The expertise of trade unions is therefore useful in improving the working conditions of immigrants and fighting against potential discrimination. In addition, trade unions can help promote dialogue with native workers to facilitate interaction with immigrants and reduce social tensions (OECD, 2007b). This supposes that foreign workers gain better access to union representation, but also that trade unions accept better to protect foreign workers.

The private sector

Private companies are directly concerned by migration policies, as border controls affect labour force supply, both quantitatively and qualitatively. For this reason they should be more involved in the decisions that concern work permits or temporary and return migration programmes.
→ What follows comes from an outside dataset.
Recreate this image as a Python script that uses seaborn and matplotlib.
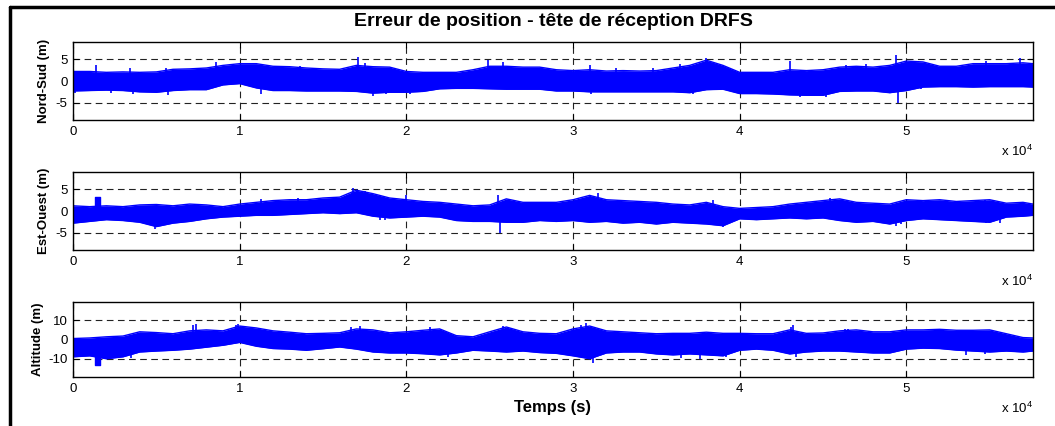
import numpy as np
import matplotlib
matplotlib.use("Agg")
import matplotlib.pyplot as plt
import seaborn as sns

# Time base (s) of the envelope readings
t = [0, 1000, 2000, 3000, 4000, 5000, 6000, 7000, 8000, 9000,
     10000, 11000, 12000, 13000, 14000, 15000, 16000, 17000, 18000, 19000,
     20000, 21000, 22000, 23000, 24000, 25000, 26000, 27000, 28000, 29000,
     30000, 31000, 32000, 33000, 34000, 35000, 36000, 37000, 38000, 39000,
     40000, 41000, 42000, 43000, 44000, 45000, 46000, 47000, 48000, 49000,
     50000, 51000, 52000, 53000, 54000, 55000, 56000, 57000, 57600]

# Nord-Sud error envelope (m)
ns_hi = [2.2, 2.2, 2.0, 2.1, 2.0, 2.1, 2.7, 2.8, 3.0, 3.6,
         4.0, 4.0, 3.4, 3.3, 3.0, 2.8, 2.7, 3.6, 3.3, 3.2,
         2.2, 2.0, 2.0, 2.0, 2.6, 3.4, 3.4, 3.2, 3.2, 2.6,
         2.4, 2.6, 2.3, 2.4, 2.3, 2.4, 3.0, 3.6, 4.8, 3.6,
         2.0, 2.0, 2.0, 2.6, 2.4, 2.6, 3.2, 3.4, 3.2, 3.6,
         4.6, 4.4, 3.4, 3.4, 4.0, 4.0, 4.0, 4.2, 4.0]
ns_lo = [-2.3, -2.2, -2.1, -2.2, -2.5, -2.6, -2.2, -2.0, -2.0, -0.9,
         -0.6, -1.6, -2.2, -2.2, -2.3, -2.3, -2.3, -2.4, -2.8, -2.6,
         -2.6, -2.4, -1.8, -1.7, -1.7, -1.8, -1.9, -1.9, -1.9, -2.3,
         -2.3, -2.5, -2.5, -2.5, -2.5, -2.5, -2.5, -2.7, -2.0, -1.9,
         -2.9, -2.9, -3.0, -3.2, -3.3, -3.3, -2.4, -2.3, -2.3, -2.7,
         -2.2, -1.4, -1.3, -1.3, -1.4, -1.3, -1.3, -1.3, -1.4]
ns_spike_t = [100, 1400, 2300, 3400, 3600, 5600, 5700, 8600, 11300, 13600,
              17100, 17500, 18000, 18800, 20200, 24900, 25800, 31000, 31100, 32600,
              34800, 36400, 37200, 38000, 43000, 43600, 45200, 46400, 47600, 49400,
              49500, 50900, 54800, 56800]
ns_spike_v = [-2.7, 3.7, -2.8, 3.0, -2.9, 2.9, -3.3, 4.5, -2.9, 3.5,
              5.6, 4.2, -3.5, -3.1, -3.1, 4.8, 4.5, 3.6, -2.9, 3.0,
              3.0, 4.0, -3.1, 5.3, 4.6, -3.6, -3.7, 3.8, 4.0, 5.9,
              -5.0, -1.9, 4.7, 5.3]

# Est-Ouest error envelope (m)
eo_hi = [1.2, 1.0, 1.2, 1.0, 1.4, 1.5, 1.2, 1.6, 1.4, 1.0,
         1.6, 2.0, 2.4, 2.6, 2.6, 3.0, 3.2, 4.8, 4.0, 3.0,
         2.6, 2.2, 2.0, 1.6, 1.2, 1.4, 2.8, 2.0, 2.0, 2.0,
         2.6, 3.6, 2.6, 2.4, 2.2, 2.0, 1.6, 1.4, 2.0, 1.0,
         0.6, 0.8, 1.0, 1.6, 2.0, 2.4, 2.8, 2.0, 1.8, 1.6,
         2.6, 2.4, 2.6, 2.2, 2.4, 2.6, 1.8, 2.0, 1.6]
eo_lo = [-2.8, -2.4, -2.0, -2.2, -2.6, -3.6, -2.8, -2.4, -1.8, -1.4,
         -1.2, -1.0, -1.0, -0.8, -0.6, -0.4, -0.6, -0.4, -1.2, -1.6,
         -1.4, -1.2, -1.4, -2.2, -2.4, -2.4, -2.6, -2.6, -2.2, -2.4,
         -2.2, -2.6, -2.4, -2.8, -2.6, -3.0, -2.6, -2.8, -3.0, -3.4,
         -1.8, -2.0, -1.8, -1.6, -1.8, -1.6, -2.2, -2.6, -2.4, -3.0,
         -2.2, -1.8, -2.0, -2.2, -2.4, -2.6, -1.4, -1.2, -1.0]
eo_step_t = [1300, 1600]
eo_step_lo = [0.2, 0.2]
eo_step_hi = [3.2, 3.2]
eo_spike_t = [4900, 11300, 13500, 16800, 17500, 18400, 18700, 20000, 25500, 25600,
              31500, 31600, 38400, 39000, 45400, 49400, 49700, 54700, 54750, 55600]
eo_spike_v = [-4.2, 2.7, 3.0, 5.2, 4.6, -2.1, -2.0, 3.6, 3.8, -5.0,
              4.2, -2.6, 2.6, -3.6, 2.9, -3.4, -3.1, 2.5, -2.7, -2.8]

# Altitude error envelope (m)
alt_hi = [0.5, 0.8, 1.4, 1.8, 4.0, 3.6, 3.0, 4.5, 5.0, 4.5,
          7.0, 6.0, 4.5, 3.8, 3.0, 3.2, 3.5, 5.5, 5.0, 3.5,
          4.0, 4.8, 5.5, 2.0, 1.4, 4.0, 6.5, 4.0, 3.2, 3.0,
          5.5, 7.0, 4.5, 4.0, 3.5, 3.0, 3.2, 3.2, 3.8, 3.2,
          3.2, 3.0, 3.0, 5.0, 3.2, 3.4, 4.5, 5.0, 4.0, 4.0,
          5.0, 5.0, 5.3, 4.8, 4.8, 5.0, 3.0, 1.0, 0.8]
alt_lo = [-9.0, -8.5, -10.0, -9.0, -6.5, -6.0, -5.6, -5.0, -4.0, -3.0,
          -1.5, -3.5, -4.7, -5.0, -5.6, -4.8, -3.9, -5.0, -6.5, -7.0,
          -7.0, -7.4, -8.0, -7.0, -5.6, -6.0, -6.5, -6.0, -6.8, -7.2,
          -8.5, -10.0, -7.0, -6.5, -6.5, -7.5, -8.0, -7.5, -8.0, -8.5,
          -5.6, -5.0, -5.6, -7.5, -6.5, -6.0, -6.0, -6.5, -7.0, -7.0,
          -5.0, -4.5, -4.7, -5.5, -6.0, -6.5, -6.0, -6.5, -6.0]
alt_step_t = [1300, 1600]
alt_step_lo = [-13.5, -13.5]
alt_step_hi = [-2.0, -2.0]
alt_spike_t = [3500, 7200, 7400, 9800, 9900, 16700, 17200, 21400, 22500, 25800,
               30500, 30800, 31200, 36500, 37600, 39200, 43100, 43200, 43400, 46300,
               46500, 53600, 54700]
alt_spike_v = [-9.5, 7.5, 8.0, 7.5, 8.0, 6.3, 6.8, 6.7, -9.0, 6.8,
               7.5, 8.5, -12.0, -9.8, -10.0, -9.2, 6.7, 7.5, -9.2, 5.3,
               5.5, -7.8, -7.7]

panels = [
    ("Nord-Sud (m)", ns_hi, ns_lo, None, ns_spike_t, ns_spike_v, [-5, 0, 5], 9.0, 44),
    ("Est-Ouest (m)", eo_hi, eo_lo, (eo_step_t, eo_step_lo, eo_step_hi), eo_spike_t, eo_spike_v, [-5, 0, 5], 9.0, 44),
    ("Altitude (m)", alt_hi, alt_lo, (alt_step_t, alt_step_lo, alt_step_hi), alt_spike_t, alt_spike_v, [-10, 0, 10], 19.5, 38),
]

sns.set_theme(style="white")
plt.rcParams['font.family'] = ['Liberation Sans', 'DejaVu Sans']
plt.rcParams['text.color'] = 'black'
plt.rcParams['axes.labelcolor'] = 'black'
plt.rcParams['axes.unicode_minus'] = False
plt.rcParams['mathtext.fontset'] = 'custom'
plt.rcParams['mathtext.rm'] = 'Liberation Sans'
plt.rcParams['mathtext.default'] = 'regular'

W, H = 1055, 426
fig = plt.figure(figsize=(W / 100, H / 100), dpi=100)
fig.patch.set_facecolor('white')

# axes boxes in pixels (left, top, right, bottom)
boxes = [(73, 42, 1033, 120), (73, 172, 1033, 250), (73, 302, 1033, 377)]
blue = '#0000ff'

for (lab, hi, lo, step, sp_t, sp_v, yt, ylim, lab_x), (l, tp, r, b) in zip(panels, boxes):
    ax = fig.add_axes([l / W, 1 - b / H, (r - l) / W, (b - tp) / H])
    ax.fill_between(t, lo, hi, color=blue, lw=0, zorder=3)
    sns.lineplot(x=t, y=hi, ax=ax, color=blue, lw=1, zorder=3)
    sns.lineplot(x=t, y=lo, ax=ax, color=blue, lw=1, zorder=3)
    if step is not None:
        ax.fill_between(step[0], step[1], step[2], color=blue, lw=1, edgecolor=blue, zorder=3)
    ax.vlines(sp_t, 0, sp_v, color=blue, lw=1.2, zorder=3)

    ax.set_xlim(0, 57600)
    ax.set_ylim(-ylim, ylim)
    ax.set_xticks([0, 10000, 20000, 30000, 40000, 50000])
    ax.set_xticklabels(['0', '1', '2', '3', '4', '5'])
    ax.set_yticks(yt)
    ax.tick_params(direction='in', length=4, width=0.8, labelsize=9.5,
                   colors='black', pad=4, top=True, right=True, bottom=True, left=True)
    ax.grid(True, color='#222222', lw=0.8, ls=(0, (6, 4)), zorder=1)
    for s in ax.spines.values():
        s.set_color('black')
        s.set_linewidth(1.0)
        s.set_zorder(5)
    ax.set_ylabel(lab, fontsize=9.5, fontweight='bold', va='center')
    ax.yaxis.set_label_coords((lab_x - l) / (r - l), 0.5)
    ax.annotate('x 10$^{4}$', xy=(1, 0), xycoords='axes fraction',
                xytext=(0, -31), textcoords='offset pixels',
                ha='right', va='center', fontsize=9.5)
    last_ax = ax

last_ax.set_xlabel('Temps (s)', fontsize=12, fontweight='bold', labelpad=4)

fig.text(553 / W, 1 - 22 / H, 'Erreur de position - tête de réception DRFS',
         ha='center', va='center', fontsize=14, fontweight='bold')

# outer frame of the original figure
fig.add_artist(plt.Line2D([10 / W, 1], [1 - 7 / H, 1 - 7 / H], color='black', lw=2.5,
                          transform=fig.transFigure))
fig.add_artist(plt.Line2D([10 / W, 10 / W], [1 - 7 / H, 0], color='black', lw=2.5,
                          transform=fig.transFigure))

fig.savefig('out.png', dpi=100)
In this respect, employers' associations play a significant role in the shaping of immigration policies (OECD, 2010). As shown in Chapter 2, lobbying groups contribute to curbing migration restrictions: in the United States, a 10% increase in lobbying expenditures per native worker leads to a 3.1% to 5% increase in the number of visas (Facchini et al., 2010).

The governance of migration should be extended to corporate governance, in particular with regard to the protection of the rights of migrant workers. Employers must proactively take part in the dialogue on migration reform and improving migrant rights. They also need to organise orientation programmes upon arrival, and improve international recruitment practices (BSR, 2009).

Academic sector

The gap between academic research and public decisions needs to be reduced. Most public authorities are not aware of the advances of migration- related research and therefore do not take them into account at the time of designing migration policies. Conversely, many researchers are not really concerned with the policy implications of their works. Seminars gathering policy makers and researchers make the dialogue easier. The public financing of policy-oriented research also helps bridge the gap and contributes to adopting more efficient migration policies.